— THE TASK —
Print again only this span: the line with "Recreate this image", the line with "ax = fig.add_axes([0.091, 0.257, 0.898, 0.571])", and all lines between them, exactly as given.
****************
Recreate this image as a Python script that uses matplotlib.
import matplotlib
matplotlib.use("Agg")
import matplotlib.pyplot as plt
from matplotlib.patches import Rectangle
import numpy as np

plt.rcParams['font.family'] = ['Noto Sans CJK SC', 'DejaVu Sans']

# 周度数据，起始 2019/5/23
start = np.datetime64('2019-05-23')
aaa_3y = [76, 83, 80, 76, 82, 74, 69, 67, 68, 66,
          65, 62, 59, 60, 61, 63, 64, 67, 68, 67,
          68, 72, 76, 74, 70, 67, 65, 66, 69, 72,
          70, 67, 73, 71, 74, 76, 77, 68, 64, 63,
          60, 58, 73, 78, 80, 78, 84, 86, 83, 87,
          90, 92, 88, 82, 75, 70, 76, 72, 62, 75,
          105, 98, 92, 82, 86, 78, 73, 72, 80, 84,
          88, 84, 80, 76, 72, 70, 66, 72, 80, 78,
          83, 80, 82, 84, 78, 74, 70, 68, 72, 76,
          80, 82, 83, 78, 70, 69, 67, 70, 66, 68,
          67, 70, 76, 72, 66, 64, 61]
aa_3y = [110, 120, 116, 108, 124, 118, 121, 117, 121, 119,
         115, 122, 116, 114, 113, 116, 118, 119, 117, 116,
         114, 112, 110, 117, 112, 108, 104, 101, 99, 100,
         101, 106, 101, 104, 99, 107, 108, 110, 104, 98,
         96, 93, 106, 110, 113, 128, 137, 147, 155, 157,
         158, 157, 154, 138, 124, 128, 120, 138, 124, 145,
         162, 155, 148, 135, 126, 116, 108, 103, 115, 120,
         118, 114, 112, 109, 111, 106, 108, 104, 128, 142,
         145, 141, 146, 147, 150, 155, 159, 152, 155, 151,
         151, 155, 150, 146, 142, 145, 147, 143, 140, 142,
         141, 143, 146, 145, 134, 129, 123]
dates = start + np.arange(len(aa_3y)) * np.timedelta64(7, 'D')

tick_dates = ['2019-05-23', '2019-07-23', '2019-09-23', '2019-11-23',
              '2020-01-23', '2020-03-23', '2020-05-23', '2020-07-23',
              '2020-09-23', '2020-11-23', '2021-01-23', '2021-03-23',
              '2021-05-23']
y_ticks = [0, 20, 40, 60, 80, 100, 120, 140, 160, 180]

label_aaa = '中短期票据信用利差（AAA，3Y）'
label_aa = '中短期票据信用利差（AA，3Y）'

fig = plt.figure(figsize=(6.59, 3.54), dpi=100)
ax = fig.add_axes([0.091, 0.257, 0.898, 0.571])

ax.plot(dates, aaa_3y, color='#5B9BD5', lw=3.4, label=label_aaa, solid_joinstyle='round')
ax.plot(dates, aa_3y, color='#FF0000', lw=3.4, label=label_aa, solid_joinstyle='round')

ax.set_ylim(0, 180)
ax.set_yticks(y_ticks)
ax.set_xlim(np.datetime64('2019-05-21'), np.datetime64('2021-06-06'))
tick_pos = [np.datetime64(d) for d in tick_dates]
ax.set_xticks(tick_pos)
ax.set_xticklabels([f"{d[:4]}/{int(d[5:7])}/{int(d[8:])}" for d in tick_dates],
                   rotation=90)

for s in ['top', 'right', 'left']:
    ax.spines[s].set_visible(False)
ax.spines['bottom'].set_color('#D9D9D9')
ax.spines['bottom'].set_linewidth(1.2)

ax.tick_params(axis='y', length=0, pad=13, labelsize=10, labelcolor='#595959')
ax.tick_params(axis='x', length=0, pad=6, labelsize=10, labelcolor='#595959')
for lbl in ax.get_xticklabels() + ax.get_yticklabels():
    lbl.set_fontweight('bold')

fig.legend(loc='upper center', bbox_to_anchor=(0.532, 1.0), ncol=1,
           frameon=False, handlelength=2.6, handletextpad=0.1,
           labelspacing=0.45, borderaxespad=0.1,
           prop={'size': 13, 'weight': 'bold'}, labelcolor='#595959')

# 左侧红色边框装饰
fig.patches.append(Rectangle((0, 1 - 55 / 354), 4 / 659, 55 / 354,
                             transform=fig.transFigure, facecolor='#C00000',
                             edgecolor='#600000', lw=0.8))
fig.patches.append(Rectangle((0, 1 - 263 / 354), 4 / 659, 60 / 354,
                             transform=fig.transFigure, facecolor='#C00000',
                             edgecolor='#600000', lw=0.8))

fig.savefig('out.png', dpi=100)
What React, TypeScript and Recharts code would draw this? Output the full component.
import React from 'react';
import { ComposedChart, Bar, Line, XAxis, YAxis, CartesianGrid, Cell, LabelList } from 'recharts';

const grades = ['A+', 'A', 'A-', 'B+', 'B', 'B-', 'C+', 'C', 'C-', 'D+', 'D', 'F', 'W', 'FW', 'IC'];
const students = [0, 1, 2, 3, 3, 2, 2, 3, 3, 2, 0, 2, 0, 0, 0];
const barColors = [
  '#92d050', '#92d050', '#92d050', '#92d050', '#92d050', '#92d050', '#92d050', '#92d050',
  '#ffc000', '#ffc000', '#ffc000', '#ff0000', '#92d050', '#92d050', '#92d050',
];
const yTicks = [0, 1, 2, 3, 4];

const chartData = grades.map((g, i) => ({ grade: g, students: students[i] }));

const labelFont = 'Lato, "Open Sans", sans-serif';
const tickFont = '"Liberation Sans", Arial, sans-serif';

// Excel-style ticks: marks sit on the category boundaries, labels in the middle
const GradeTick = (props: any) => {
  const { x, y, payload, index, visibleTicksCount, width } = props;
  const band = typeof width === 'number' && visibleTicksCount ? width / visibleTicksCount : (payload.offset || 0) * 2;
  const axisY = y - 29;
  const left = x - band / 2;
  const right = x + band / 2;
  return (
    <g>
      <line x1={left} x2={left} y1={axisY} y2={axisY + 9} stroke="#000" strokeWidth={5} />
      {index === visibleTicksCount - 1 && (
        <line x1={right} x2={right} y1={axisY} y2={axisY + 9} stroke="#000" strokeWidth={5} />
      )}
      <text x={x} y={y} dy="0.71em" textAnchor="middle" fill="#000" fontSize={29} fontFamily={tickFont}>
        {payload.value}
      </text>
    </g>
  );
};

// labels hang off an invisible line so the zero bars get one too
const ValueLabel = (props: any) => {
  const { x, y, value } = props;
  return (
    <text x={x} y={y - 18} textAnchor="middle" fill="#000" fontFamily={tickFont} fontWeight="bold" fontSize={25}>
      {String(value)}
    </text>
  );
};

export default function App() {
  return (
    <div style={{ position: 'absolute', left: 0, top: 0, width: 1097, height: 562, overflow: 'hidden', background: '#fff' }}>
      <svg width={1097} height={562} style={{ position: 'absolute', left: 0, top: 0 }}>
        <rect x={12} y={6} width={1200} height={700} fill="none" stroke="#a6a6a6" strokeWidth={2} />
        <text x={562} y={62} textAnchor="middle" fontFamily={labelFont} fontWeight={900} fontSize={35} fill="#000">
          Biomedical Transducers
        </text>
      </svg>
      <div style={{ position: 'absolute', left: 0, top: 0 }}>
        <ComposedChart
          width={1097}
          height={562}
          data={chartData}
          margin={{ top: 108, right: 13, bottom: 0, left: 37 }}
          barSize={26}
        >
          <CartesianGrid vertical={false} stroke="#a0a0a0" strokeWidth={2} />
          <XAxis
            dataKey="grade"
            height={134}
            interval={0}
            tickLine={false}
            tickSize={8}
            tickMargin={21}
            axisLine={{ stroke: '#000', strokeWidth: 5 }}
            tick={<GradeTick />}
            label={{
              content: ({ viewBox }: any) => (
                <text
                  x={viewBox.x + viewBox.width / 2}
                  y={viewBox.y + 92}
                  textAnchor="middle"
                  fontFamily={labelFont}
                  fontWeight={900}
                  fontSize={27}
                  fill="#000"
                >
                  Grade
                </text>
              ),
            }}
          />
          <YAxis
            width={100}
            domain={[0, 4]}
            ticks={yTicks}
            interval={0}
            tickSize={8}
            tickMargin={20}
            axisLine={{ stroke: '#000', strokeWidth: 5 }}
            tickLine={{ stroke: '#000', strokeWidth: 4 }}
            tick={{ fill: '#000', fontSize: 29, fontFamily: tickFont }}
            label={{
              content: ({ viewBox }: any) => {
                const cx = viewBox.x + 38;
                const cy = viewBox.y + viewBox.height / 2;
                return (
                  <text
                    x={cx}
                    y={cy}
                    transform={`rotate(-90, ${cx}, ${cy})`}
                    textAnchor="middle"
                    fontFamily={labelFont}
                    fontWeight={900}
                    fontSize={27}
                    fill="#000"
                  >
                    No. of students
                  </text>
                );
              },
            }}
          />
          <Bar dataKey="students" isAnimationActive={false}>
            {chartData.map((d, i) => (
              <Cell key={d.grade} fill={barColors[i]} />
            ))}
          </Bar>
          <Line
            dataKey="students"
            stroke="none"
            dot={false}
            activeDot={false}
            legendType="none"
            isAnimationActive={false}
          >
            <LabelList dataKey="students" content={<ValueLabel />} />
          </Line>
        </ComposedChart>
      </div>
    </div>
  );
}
****************
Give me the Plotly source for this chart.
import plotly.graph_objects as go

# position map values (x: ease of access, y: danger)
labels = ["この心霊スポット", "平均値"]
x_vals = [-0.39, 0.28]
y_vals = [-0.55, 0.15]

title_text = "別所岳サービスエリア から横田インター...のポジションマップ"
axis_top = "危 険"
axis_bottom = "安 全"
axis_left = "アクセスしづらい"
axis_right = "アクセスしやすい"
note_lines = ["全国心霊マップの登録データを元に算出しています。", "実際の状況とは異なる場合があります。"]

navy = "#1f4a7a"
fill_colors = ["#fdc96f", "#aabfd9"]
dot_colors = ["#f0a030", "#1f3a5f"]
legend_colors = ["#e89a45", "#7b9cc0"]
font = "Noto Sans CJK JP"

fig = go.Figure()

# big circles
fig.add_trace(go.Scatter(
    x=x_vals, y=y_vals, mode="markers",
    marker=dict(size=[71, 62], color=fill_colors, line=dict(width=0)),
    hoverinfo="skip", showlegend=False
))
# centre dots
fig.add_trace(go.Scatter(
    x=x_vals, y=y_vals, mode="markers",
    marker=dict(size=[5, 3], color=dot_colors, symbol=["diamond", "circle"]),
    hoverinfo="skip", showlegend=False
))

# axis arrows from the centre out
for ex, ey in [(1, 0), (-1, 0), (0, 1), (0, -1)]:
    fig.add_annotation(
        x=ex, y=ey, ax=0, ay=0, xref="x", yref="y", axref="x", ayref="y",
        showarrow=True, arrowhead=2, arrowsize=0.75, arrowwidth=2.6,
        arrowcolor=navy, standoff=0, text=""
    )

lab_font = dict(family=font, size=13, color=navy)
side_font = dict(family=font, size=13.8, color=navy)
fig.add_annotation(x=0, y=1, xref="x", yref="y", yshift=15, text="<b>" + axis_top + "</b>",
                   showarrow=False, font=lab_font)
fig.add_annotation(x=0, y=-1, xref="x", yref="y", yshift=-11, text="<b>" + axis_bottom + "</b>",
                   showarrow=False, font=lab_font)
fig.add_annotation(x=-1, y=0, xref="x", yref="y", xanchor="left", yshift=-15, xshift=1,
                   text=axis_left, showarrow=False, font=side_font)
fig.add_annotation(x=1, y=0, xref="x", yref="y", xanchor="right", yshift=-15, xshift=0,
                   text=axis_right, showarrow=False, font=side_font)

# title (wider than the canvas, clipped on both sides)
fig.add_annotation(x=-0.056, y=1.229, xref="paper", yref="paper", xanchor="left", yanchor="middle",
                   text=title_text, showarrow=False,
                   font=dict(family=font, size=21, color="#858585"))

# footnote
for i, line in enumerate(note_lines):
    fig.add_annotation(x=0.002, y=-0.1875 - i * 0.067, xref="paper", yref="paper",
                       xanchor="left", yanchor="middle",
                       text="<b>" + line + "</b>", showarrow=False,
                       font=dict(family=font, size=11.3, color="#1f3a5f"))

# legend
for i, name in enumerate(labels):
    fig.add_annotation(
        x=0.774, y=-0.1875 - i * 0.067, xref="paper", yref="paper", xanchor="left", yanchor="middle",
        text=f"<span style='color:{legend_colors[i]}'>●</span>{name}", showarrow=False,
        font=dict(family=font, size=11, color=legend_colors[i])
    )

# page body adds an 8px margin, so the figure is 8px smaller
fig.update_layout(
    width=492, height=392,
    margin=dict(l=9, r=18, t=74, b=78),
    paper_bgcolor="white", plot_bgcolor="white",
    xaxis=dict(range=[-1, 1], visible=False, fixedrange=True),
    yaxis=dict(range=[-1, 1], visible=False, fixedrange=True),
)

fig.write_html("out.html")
****************
— THE COMPLETED TASK —
Recreate this image as a Python script that uses matplotlib.
import matplotlib
matplotlib.use("Agg")
import matplotlib.pyplot as plt
from matplotlib.patches import Rectangle
import numpy as np

plt.rcParams['font.family'] = ['Noto Sans CJK SC', 'DejaVu Sans']

# 周度数据，起始 2019/5/23
start = np.datetime64('2019-05-23')
aaa_3y = [76, 83, 80, 76, 82, 74, 69, 67, 68, 66,
          65, 62, 59, 60, 61, 63, 64, 67, 68, 67,
          68, 72, 76, 74, 70, 67, 65, 66, 69, 72,
          70, 67, 73, 71, 74, 76, 77, 68, 64, 63,
          60, 58, 73, 78, 80, 78, 84, 86, 83, 87,
          90, 92, 88, 82, 75, 70, 76, 72, 62, 75,
          105, 98, 92, 82, 86, 78, 73, 72, 80, 84,
          88, 84, 80, 76, 72, 70, 66, 72, 80, 78,
          83, 80, 82, 84, 78, 74, 70, 68, 72, 76,
          80, 82, 83, 78, 70, 69, 67, 70, 66, 68,
          67, 70, 76, 72, 66, 64, 61]
aa_3y = [110, 120, 116, 108, 124, 118, 121, 117, 121, 119,
         115, 122, 116, 114, 113, 116, 118, 119, 117, 116,
         114, 112, 110, 117, 112, 108, 104, 101, 99, 100,
         101, 106, 101, 104, 99, 107, 108, 110, 104, 98,
         96, 93, 106, 110, 113, 128, 137, 147, 155, 157,
         158, 157, 154, 138, 124, 128, 120, 138, 124, 145,
         162, 155, 148, 135, 126, 116, 108, 103, 115, 120,
         118, 114, 112, 109, 111, 106, 108, 104, 128, 142,
         145, 141, 146, 147, 150, 155, 159, 152, 155, 151,
         151, 155, 150, 146, 142, 145, 147, 143, 140, 142,
         141, 143, 146, 145, 134, 129, 123]
dates = start + np.arange(len(aa_3y)) * np.timedelta64(7, 'D')

tick_dates = ['2019-05-23', '2019-07-23', '2019-09-23', '2019-11-23',
              '2020-01-23', '2020-03-23', '2020-05-23', '2020-07-23',
              '2020-09-23', '2020-11-23', '2021-01-23', '2021-03-23',
              '2021-05-23']
y_ticks = [0, 20, 40, 60, 80, 100, 120, 140, 160, 180]

label_aaa = '中短期票据信用利差（AAA，3Y）'
label_aa = '中短期票据信用利差（AA，3Y）'

fig = plt.figure(figsize=(6.59, 3.54), dpi=100)
ax = fig.add_axes([0.091, 0.257, 0.898, 0.571])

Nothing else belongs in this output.